Intrigue suffisamment lâche pour permettre, autour, à côté de, de part et d'autre de cette "ligne principale" narrative, des tas de personnages, de petites histoires, d'interférences parallèles. Un jeune homme en t-shirt vert (je n'invente rien...) un autre en bleu de travail, un gros monsieur inquiet, un flingue, de l'argent qui change de mains, des flics arrogants... quelquefois, on n'en saura pas davantage de ces variations sur le motif.

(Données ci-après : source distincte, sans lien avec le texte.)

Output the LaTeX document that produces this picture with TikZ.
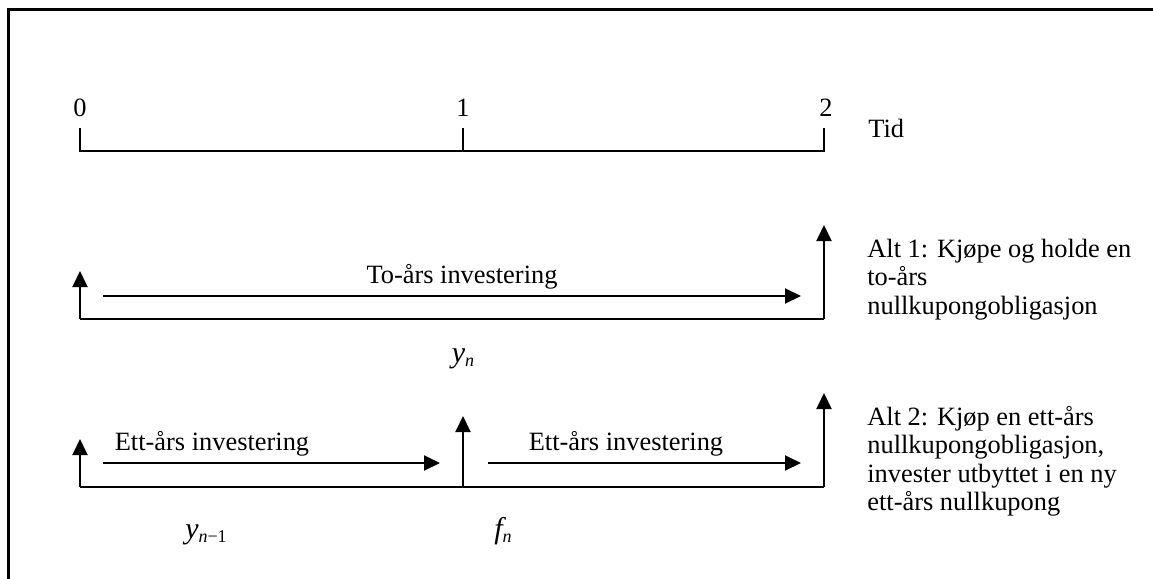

Il y a des scènes muettes musicales belles juste pour elles (travelling nocturnes de bords de route), qui sandent le récit, des scènes réalistes étirées jusqu'à leur paroxysme (la visite à la Madrague, la scène avec les flics) et nous faisant alors vivre réellement la pénibilité de leur durée, et puis des scènes infiniment joyeuses et belles  : la "rencontre" dans la rue de Kamel et Zina avec la caméra qui leur court après ; une chorégraphie silencieuse entre chien et loup et deux mecs bourrés qui rentrent chez eux au petit matin (pourtant dieu sait si j'ai d'habitude horreur des scènes d'ivresse au cinéma, parce qu'elles sonnent faux la plupart du temps) ; une scène de danse à quatre filmée de très près ; la scène de plage  où passerait presque l'ombre -en couleurs!- de Stranger than paradise et  la partie de foot hâchée menu qui lui succède... Et, toujours, la ville, filmée comme une friche urbaine, lépreuse froide la nuit, ou au contraire diurne et surexposée et externe. Tariq Teguia filme sa ville, et la jeunesse comme pétrifiée, empêchée, de ses héros ("A Alger, tout le monde rase les murs...") avec une maîtrise assez sidérante.
A la fin,j'avais envie d'applaudir. D'ailleurs j'aurais pu, sans déranger personne. Parce que dans cette salle du bôôô cinéma, ce samedi-là à 18h, j'étais tout seul.